--- Source material ---

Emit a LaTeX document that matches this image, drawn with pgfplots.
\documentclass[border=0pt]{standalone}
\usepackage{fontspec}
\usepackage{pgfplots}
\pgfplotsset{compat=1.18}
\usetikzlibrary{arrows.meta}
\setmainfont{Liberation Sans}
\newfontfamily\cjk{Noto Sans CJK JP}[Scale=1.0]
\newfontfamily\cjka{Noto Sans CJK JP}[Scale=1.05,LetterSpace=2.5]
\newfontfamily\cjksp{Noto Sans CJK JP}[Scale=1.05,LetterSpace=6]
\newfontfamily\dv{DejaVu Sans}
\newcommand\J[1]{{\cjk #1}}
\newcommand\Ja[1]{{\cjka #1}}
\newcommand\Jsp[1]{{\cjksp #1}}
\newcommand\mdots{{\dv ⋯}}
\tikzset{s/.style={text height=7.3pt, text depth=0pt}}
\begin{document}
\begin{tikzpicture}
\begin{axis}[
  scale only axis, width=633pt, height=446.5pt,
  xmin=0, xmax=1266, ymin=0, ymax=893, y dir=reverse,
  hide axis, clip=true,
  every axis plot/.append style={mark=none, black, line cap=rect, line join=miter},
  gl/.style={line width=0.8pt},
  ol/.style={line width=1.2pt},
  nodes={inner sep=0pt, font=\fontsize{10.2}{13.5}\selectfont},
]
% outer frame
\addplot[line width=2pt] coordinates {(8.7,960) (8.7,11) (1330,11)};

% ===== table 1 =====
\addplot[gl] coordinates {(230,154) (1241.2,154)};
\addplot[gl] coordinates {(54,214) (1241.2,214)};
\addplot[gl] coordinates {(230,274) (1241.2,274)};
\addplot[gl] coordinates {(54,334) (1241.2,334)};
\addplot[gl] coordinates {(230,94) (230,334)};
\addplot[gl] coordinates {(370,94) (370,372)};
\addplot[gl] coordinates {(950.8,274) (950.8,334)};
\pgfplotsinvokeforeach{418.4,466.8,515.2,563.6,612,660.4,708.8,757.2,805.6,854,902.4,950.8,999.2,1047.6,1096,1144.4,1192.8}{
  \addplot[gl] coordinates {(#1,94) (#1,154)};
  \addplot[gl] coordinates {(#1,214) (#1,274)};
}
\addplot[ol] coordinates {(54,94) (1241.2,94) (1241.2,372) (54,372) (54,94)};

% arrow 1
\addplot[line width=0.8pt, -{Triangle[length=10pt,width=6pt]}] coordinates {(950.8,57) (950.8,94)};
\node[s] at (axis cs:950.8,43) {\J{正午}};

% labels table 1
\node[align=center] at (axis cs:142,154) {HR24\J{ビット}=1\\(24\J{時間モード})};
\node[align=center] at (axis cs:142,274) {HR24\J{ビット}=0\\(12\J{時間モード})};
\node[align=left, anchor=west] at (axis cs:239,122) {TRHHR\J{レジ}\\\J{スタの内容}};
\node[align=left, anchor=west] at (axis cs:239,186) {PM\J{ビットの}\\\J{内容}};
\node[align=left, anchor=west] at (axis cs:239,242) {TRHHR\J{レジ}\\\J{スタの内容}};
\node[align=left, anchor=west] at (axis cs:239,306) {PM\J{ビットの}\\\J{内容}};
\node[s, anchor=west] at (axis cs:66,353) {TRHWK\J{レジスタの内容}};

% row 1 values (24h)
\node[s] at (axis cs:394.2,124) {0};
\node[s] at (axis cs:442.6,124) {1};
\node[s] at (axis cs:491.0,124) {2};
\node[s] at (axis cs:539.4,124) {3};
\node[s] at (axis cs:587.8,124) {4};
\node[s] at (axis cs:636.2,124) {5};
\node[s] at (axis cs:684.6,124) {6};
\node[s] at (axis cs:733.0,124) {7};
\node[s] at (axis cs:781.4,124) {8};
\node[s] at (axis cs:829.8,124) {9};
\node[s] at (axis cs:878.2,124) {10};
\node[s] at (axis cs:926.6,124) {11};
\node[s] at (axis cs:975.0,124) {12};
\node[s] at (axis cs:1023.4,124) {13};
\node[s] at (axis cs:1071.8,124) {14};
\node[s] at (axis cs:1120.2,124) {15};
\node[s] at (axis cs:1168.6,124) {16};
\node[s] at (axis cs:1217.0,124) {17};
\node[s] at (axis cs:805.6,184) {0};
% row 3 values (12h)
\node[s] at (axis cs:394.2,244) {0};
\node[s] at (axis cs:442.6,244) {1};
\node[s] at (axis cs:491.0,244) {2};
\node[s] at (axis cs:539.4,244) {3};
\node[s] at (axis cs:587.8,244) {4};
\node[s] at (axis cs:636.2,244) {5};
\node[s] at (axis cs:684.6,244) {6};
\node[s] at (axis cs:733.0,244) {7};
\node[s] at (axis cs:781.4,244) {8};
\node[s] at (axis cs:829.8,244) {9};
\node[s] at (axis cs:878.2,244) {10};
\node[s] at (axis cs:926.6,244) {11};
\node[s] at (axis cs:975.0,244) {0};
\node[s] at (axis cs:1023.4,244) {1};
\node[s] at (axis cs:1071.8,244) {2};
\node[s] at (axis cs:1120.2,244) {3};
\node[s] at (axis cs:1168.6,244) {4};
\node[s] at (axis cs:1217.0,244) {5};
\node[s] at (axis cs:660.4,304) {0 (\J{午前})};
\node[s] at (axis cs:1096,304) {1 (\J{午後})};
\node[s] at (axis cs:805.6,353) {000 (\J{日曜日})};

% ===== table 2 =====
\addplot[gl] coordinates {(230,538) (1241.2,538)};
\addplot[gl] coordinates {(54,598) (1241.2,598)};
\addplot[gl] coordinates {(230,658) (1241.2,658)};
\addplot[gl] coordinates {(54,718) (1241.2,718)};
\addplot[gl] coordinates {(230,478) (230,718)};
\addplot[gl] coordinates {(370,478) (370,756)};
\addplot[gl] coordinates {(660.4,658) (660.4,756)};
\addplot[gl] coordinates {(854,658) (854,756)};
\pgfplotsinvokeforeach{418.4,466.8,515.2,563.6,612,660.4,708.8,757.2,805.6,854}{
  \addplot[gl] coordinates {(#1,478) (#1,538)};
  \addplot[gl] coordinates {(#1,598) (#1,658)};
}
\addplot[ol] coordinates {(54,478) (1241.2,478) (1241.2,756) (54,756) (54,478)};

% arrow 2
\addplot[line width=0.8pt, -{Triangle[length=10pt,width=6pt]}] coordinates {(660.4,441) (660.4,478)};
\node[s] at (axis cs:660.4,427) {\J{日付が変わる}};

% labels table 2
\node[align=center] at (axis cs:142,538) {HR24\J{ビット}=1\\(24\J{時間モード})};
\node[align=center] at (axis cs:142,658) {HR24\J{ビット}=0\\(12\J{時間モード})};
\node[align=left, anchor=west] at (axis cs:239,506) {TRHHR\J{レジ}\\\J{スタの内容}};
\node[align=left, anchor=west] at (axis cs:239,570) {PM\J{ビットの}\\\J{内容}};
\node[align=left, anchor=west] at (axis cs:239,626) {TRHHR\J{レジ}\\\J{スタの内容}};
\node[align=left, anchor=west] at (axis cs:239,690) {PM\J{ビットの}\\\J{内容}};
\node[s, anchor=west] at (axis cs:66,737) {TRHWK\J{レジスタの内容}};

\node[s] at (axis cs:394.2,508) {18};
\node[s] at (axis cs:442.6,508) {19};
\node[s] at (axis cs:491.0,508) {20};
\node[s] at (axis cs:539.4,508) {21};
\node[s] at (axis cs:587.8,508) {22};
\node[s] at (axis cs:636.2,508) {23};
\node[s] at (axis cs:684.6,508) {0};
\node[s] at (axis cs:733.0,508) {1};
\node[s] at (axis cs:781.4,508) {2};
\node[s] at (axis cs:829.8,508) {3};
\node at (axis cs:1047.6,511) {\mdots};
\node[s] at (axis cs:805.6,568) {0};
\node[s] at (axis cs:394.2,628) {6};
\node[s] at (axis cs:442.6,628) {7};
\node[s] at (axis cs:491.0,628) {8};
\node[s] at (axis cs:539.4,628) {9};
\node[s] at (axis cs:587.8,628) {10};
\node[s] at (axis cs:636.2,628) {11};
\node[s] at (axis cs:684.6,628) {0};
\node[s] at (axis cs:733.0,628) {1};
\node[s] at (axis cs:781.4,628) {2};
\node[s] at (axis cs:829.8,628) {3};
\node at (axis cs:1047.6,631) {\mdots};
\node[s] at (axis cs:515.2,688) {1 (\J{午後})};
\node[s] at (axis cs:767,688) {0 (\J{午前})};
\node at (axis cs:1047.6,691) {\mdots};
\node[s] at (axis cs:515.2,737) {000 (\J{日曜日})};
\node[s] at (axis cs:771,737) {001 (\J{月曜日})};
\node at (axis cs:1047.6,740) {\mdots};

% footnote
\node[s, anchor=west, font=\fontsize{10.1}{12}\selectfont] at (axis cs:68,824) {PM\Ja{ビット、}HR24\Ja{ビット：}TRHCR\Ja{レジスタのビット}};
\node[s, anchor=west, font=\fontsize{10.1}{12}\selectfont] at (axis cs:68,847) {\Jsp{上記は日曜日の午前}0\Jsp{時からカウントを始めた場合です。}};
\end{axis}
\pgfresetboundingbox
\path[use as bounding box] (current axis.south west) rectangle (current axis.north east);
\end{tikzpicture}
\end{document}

---

• [Direction]:
Using the data above, restate word for word the lines from its opening line through the line that contains "at (axis cs:950.8,43)", and no more.

• [The completed task]:
Emit a LaTeX document that matches this image, drawn with pgfplots.
\documentclass[border=0pt]{standalone}
\usepackage{fontspec}
\usepackage{pgfplots}
\pgfplotsset{compat=1.18}
\usetikzlibrary{arrows.meta}
\setmainfont{Liberation Sans}
\newfontfamily\cjk{Noto Sans CJK JP}[Scale=1.0]
\newfontfamily\cjka{Noto Sans CJK JP}[Scale=1.05,LetterSpace=2.5]
\newfontfamily\cjksp{Noto Sans CJK JP}[Scale=1.05,LetterSpace=6]
\newfontfamily\dv{DejaVu Sans}
\newcommand\J[1]{{\cjk #1}}
\newcommand\Ja[1]{{\cjka #1}}
\newcommand\Jsp[1]{{\cjksp #1}}
\newcommand\mdots{{\dv ⋯}}
\tikzset{s/.style={text height=7.3pt, text depth=0pt}}
\begin{document}
\begin{tikzpicture}
\begin{axis}[
  scale only axis, width=633pt, height=446.5pt,
  xmin=0, xmax=1266, ymin=0, ymax=893, y dir=reverse,
  hide axis, clip=true,
  every axis plot/.append style={mark=none, black, line cap=rect, line join=miter},
  gl/.style={line width=0.8pt},
  ol/.style={line width=1.2pt},
  nodes={inner sep=0pt, font=\fontsize{10.2}{13.5}\selectfont},
]
% outer frame
\addplot[line width=2pt] coordinates {(8.7,960) (8.7,11) (1330,11)};

% ===== table 1 =====
\addplot[gl] coordinates {(230,154) (1241.2,154)};
\addplot[gl] coordinates {(54,214) (1241.2,214)};
\addplot[gl] coordinates {(230,274) (1241.2,274)};
\addplot[gl] coordinates {(54,334) (1241.2,334)};
\addplot[gl] coordinates {(230,94) (230,334)};
\addplot[gl] coordinates {(370,94) (370,372)};
\addplot[gl] coordinates {(950.8,274) (950.8,334)};
\pgfplotsinvokeforeach{418.4,466.8,515.2,563.6,612,660.4,708.8,757.2,805.6,854,902.4,950.8,999.2,1047.6,1096,1144.4,1192.8}{
  \addplot[gl] coordinates {(#1,94) (#1,154)};
  \addplot[gl] coordinates {(#1,214) (#1,274)};
}
\addplot[ol] coordinates {(54,94) (1241.2,94) (1241.2,372) (54,372) (54,94)};

% arrow 1
\addplot[line width=0.8pt, -{Triangle[length=10pt,width=6pt]}] coordinates {(950.8,57) (950.8,94)};
\node[s] at (axis cs:950.8,43) {\J{正午}};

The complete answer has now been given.